All in all: Are the AirPods worth their price? It depends. Can you spare a bunch of money for a smoother and nicer experience than what’s available via the cheapest available product that solves your problem? If you’re an Apple user, the answer to that question is probably yes. To me, after I got them, I don’t really think about the money I saved up to spend on them. For now I’m extremely happy with them.

UPDATE:
I’ve encountered two major annoyances in how the AirPods work with my Mac (a late 2013 15″ MacBook Pro):
Apparently when anything in MacOS uses the microphones in the AirPods, they switch to phone call mode, lowering sound quality and making all sounds slightly distorted and lo-fi. This can be temporarily mitigated by switching sound input for the system or for the specific application to another device, like the internal mike, but this of course isn’t a viable long-term solution.

The other problem on the Mac is recurring sound interruptions and glitches on music playback. Switching to the internal speakers or wired headphones, no such glitches can be heard, so it definitely has to do with the AirPods or their Bluetooth implementation.

Frankly I’m disappointed that the AirPods were released with such glitches not worked out; then again they did have trouble getting them to market in time in the first place. I will speak to Apple’s support to try to get some more information. It may be a problem with the Bluetooth protocol itself as implemented on the Mac or in macOS, and in that case there may not be a lot Apple can do.

In view of this, I have to change my recommendation:
At this point in time (mid-July 2017), do not purchase the AirPods expecting to use them for good-quality music playback and convenient voice calls in macOS. For use with iOS devices, however, they remain an excellent choice.

UPDATE 2:
Apple’s support gave me a technical explanation for the lo-fi sound quality when the microphone is used in macOS.

The facts

When only listening to the AirPods, Apple can send relatively high-quality AAC-encoded sound to them. When the microphones are used – that is when a return channel is active – the Bluetooth standard specifies a lower-quality protocol to be used, resulting in noticeably lower dynamic range and sound quality.

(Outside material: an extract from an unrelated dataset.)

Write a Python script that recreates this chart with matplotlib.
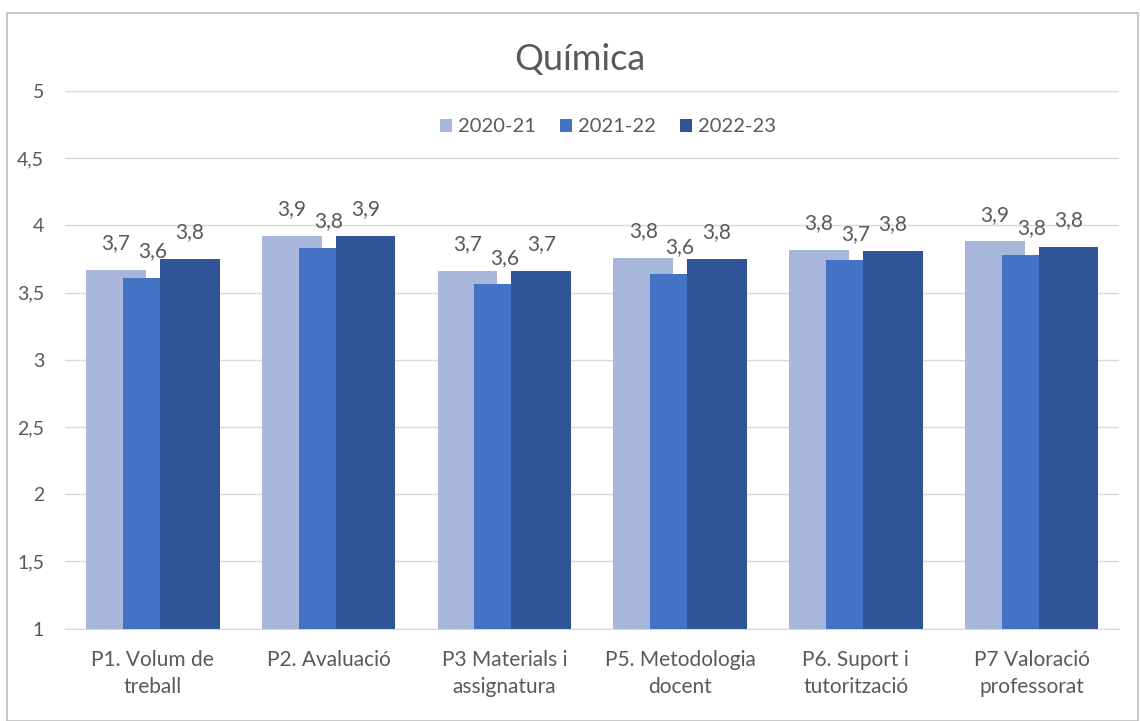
import matplotlib.pyplot as plt
import numpy as np
from matplotlib.patches import Rectangle

categories = ["P1. Volum de\ntreball", "P2. Avaluació", "P3 Materials i\nassignatura",
              "P5. Metodologia\ndocent", "P6. Suport i\ntutorització", "P7 Valoració\nprofessorat"]
years = ["2020-21", "2021-22", "2022-23"]
v2020 = [3.67, 3.92, 3.66, 3.76, 3.82, 3.88]
v2021 = [3.61, 3.83, 3.56, 3.64, 3.74, 3.78]
v2022 = [3.75, 3.92, 3.66, 3.75, 3.81, 3.84]

colors = ["#A9B6DB", "#4472C4", "#2F5597"]
grey = "#595959"
plt.rcParams['font.family'] = ['Lato', 'DejaVu Sans']

fig = plt.figure(figsize=(11.4, 7.21), dpi=100)
ax = fig.add_axes([0.057, 0.128, 0.925, 0.746])

# chart border
fig.patches.append(Rectangle((0.006, 0.0), 0.992, 0.982, transform=fig.transFigure,
                             fill=False, edgecolor="#BFBFBF", linewidth=1.2))

x = np.arange(len(categories))
step = 0.21
width = 0.34
for i, (vals, lab) in enumerate(zip([v2020, v2021, v2022], years)):
    pos = x + (i - 1) * step
    bars = ax.bar(pos, vals, width=width, color=colors[i], label=lab, zorder=2 + i)
    for b, v in zip(bars, vals):
        ax.annotate(f"{v:.1f}".replace(".", ","), (b.get_x() + b.get_width() / 2, v),
                    xytext=(0, 12), textcoords="offset points", ha="center", va="bottom",
                    fontsize=15, color=grey, zorder=10)

ax.set_ylim(1, 5)
ax.set_xlim(-0.5, len(categories) - 0.5)
ticks = np.arange(1, 5.01, 0.5)
ax.set_yticks(ticks)
ax.set_yticklabels([f"{t:g}".replace(".", ",") for t in ticks], fontsize=14, color=grey)
ax.set_xticks(x)
ax.set_xticklabels(categories, fontsize=15, color=grey, linespacing=1.45)
ax.tick_params(axis="both", length=0)
ax.tick_params(axis="y", pad=15)
ax.tick_params(axis="x", pad=15)
ax.yaxis.grid(True, color="#D9D9D9", linewidth=1, zorder=0)
ax.set_axisbelow(True)
for s in ["top", "right", "left"]:
    ax.spines[s].set_visible(False)
ax.spines["bottom"].set_color("#D9D9D9")

fig.text(0.509, 0.917, "Química", ha="center", va="center", fontsize=26, color=grey)
ax.legend(loc="center", bbox_to_anchor=(0.515, 0.933), ncol=3, frameon=False,
          fontsize=14.5, labelcolor=grey, handlelength=0.6, handleheight=0.6,
          columnspacing=1.2, handletextpad=0.3)

fig.savefig("out.png", dpi=100)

The problem exists on iOS devices too, but it’s simply less likely that one would be listening to music and simultaneously using the microphone in that system.

My speculations

It looks to me as though my iOS devices (9.7″ iPad Pro, and iPhone 6s) are capable of a newer version of the Bluetooth hands-free profile than does macOS on my 2013 15″ MacBook Pro, since call sound quality is radically better on the former than on the latter. This may be due to the Bluetooth chip used in my computer, or due to software limitations in the operating system. If the former – which I suspect – the issue won’t get fixed on my current computer. If the latter, a patch at a later date may be able to remediate but not solve the issue.

A problem with the age of the Bluetooth chip and its available codecs may also explain the stuttering in macOS.

Conclusion

As I wrote in Update 1 to this post, my recommendations are as follows:
Beware of purchasing a pair of AirPods if you intend on using them primarily with a Mac. They’re probably not worse than other Bluetooth headsets for this purpose, but rather the same problems exist with these as you’ll find with any other Bt headset. If music or voice call quality is an issue, a wired headset still is the way to go on the computer side of things.

For iOS devices and the Apple Watch, however, a pair of AirPods is probably one of the best upgrades to your experience you can get if you want to go wireless.